A trenchant analysis of the last eight years of American political
history.George W. Bush is usually either lauded as a courageous
visionary or damned as an imperialistic ideologue. Rare is the
voice that offers sober, balanced assessment, but Roberts (Public
Administration/Syracuse Univ.; Blacked Out: Government Secrecy in
the Information Age, 2006, etc.) seems to have found it. Despite a
title that suggests another left-wing screed, the book
contextualizes the major claims and initiatives of the Bush
administration in the light of recent American history. In today's
sprawling and complicated federal government, the author states,
even the most far-reaching chief executive is hard-put to make his
imprint on domestic and foreign policy. While conventional wisdom
says that Bush broke with long-standing American policy by
launching a preemptive war against Iraq, for example, Roberts
argues that in fact America has been slowly approaching war in the
region since halfway through the second Clinton administration, if
not as far back as Bush I. To the frequent claim that Bush has
expanded executive power in an "Imperial Presidency," the author
counters that the increasingly complex and bloated organism known
as the federal government has diminished the presidency as at
perhaps no other time in our history. Roberts is far from being an
apologist for the administration, faulting it for incompetence,
lack of foresight and failure to adapt to changing realities. But
America's problems are much greater than a single person or
administration, he contends, which makes solutions that much harder
to come by. A work of rare insight that fills gaps glaringly
evident in most public discourse. One minor complaint: The author
spends too much time in this slender book rehashing events of the
last decades and quoting from other books written about them.
(Kirkus Reviews)
When the Bush presidency began to collapse, pundits were quick to
tell a tale of the "imperial presidency" gone awry, a story of
secretive, power-hungry ideologues who guided an arrogant president
down the road to ruin. But the inside story of the failures of the
Bush administration is both much more complex and alarming, says
leading policy analyst Alasdair Roberts. In the most comprehensive,
balanced view of the Bush presidency to date, Roberts portrays a
surprisingly weak president, hamstrung by bureaucratic,
constitutional, cultural and economic barriers and strikingly
unable to wield authority even within his own executive branch. The
Collapse of Fortress Bush shows how the president fought-and
lost-key battles with the defense and intelligence communities.

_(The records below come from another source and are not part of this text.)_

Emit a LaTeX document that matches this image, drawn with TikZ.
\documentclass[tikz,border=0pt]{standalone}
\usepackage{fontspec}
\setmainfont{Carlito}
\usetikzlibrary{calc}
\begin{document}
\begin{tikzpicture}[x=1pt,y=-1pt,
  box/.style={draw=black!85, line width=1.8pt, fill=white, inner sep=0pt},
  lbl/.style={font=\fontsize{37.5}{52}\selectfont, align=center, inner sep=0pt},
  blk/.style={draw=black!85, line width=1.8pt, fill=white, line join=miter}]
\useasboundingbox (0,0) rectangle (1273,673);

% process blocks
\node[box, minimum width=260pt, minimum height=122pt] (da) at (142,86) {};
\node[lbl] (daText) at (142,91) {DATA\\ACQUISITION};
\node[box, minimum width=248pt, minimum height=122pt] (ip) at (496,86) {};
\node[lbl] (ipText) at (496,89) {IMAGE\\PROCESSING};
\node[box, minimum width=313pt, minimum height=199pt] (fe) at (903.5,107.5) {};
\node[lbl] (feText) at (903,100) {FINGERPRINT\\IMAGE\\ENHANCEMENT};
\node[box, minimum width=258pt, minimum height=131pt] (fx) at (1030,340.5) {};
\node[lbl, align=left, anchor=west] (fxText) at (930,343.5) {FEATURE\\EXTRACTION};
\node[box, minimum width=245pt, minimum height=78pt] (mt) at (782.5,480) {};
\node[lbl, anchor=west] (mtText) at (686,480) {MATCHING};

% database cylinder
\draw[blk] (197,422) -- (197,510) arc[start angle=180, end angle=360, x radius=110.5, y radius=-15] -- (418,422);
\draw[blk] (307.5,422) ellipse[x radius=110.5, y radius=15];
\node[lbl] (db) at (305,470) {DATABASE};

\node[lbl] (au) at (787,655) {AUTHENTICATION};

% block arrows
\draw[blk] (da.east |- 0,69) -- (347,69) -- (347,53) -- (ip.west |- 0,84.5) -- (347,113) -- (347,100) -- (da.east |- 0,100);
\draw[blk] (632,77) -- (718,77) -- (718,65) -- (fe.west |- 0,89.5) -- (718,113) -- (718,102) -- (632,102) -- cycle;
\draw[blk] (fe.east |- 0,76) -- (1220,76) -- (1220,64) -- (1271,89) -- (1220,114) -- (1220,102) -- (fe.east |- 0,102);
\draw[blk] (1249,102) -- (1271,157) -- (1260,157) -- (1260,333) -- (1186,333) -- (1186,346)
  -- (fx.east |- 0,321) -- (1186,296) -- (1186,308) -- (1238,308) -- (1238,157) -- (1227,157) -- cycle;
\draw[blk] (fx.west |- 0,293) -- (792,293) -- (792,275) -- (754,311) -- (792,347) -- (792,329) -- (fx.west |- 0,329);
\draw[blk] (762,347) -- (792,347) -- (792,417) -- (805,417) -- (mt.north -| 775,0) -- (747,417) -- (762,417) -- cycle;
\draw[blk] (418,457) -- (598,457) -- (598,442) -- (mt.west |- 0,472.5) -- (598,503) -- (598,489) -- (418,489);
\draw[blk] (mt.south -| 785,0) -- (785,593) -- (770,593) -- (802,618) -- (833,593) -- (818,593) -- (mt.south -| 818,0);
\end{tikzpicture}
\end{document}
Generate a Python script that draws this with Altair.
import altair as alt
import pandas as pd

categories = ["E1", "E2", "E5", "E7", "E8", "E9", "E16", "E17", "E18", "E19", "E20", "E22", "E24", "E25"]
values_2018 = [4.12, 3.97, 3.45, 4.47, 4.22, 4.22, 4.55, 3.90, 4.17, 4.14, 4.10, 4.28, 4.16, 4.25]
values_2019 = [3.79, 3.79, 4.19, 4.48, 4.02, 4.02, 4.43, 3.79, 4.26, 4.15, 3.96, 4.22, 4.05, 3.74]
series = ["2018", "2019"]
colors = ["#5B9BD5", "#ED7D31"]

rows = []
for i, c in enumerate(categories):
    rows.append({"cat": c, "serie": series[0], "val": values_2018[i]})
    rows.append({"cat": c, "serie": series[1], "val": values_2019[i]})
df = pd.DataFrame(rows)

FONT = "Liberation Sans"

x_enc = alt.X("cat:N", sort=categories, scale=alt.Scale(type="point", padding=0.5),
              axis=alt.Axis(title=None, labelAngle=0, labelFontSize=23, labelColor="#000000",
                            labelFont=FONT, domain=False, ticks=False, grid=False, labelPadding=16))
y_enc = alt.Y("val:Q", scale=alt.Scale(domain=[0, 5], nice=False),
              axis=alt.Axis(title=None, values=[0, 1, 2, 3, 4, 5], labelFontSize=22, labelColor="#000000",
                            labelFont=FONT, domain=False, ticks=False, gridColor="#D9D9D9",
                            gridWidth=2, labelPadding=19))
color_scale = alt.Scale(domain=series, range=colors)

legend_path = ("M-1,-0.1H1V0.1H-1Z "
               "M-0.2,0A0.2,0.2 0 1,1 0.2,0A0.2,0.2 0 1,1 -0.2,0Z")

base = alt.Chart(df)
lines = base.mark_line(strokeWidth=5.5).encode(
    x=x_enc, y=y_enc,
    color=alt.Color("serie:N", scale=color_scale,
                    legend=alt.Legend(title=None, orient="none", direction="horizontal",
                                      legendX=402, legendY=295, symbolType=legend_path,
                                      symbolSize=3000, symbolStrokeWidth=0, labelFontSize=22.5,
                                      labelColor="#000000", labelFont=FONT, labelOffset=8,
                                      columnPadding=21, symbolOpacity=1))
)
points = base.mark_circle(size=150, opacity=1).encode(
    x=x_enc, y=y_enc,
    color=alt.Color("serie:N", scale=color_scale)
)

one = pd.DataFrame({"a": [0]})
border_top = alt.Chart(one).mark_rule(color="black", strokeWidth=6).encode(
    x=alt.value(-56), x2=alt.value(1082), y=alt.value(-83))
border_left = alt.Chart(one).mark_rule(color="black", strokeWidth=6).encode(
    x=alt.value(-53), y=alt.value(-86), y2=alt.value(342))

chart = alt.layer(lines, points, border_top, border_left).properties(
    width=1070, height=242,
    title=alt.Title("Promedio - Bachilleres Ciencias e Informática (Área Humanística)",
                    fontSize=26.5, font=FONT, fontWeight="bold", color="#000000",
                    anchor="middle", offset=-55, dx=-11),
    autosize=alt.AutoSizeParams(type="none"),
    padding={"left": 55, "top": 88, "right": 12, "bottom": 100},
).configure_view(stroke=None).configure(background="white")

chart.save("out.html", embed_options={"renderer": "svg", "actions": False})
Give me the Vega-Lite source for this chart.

From Homeland Security to Katrina, Bush could not coordinate
agencies to meet domestic threats or disasters. Either the Bush
administration refused to exercise authority, was thwarted in the
attempt to exercise authority, or wielded authority but could not
meet the test of legitimacy needed to enact their goals.
Ultimately, the vaunted White House discipline gave way to public
recriminations among key advisers. Condemned for secretiveness, the
Bush administration became one of the most closely scrutinized
presidencies in the modern era. Roberts links the collapse of the
Bush presidency to deeper currents in American politics and
culture, especially a new militarism and the supremacy of the
Reagan-era consensus on low taxes, limited government, and free
markets. Only in this setting was it possible to have a "total war
on terrorism" in which taxes were reduced, private consumption was
encouraged, and businesses were lightly regulated. A balanced,
incisive account by a skilled observer of U.S. government, The
Collapse of Fortress Bush turns the spotlight from the powerful
cabal that launched the war in Iraq to tell a much more disturbing
story about American power and the failure of executive leadership.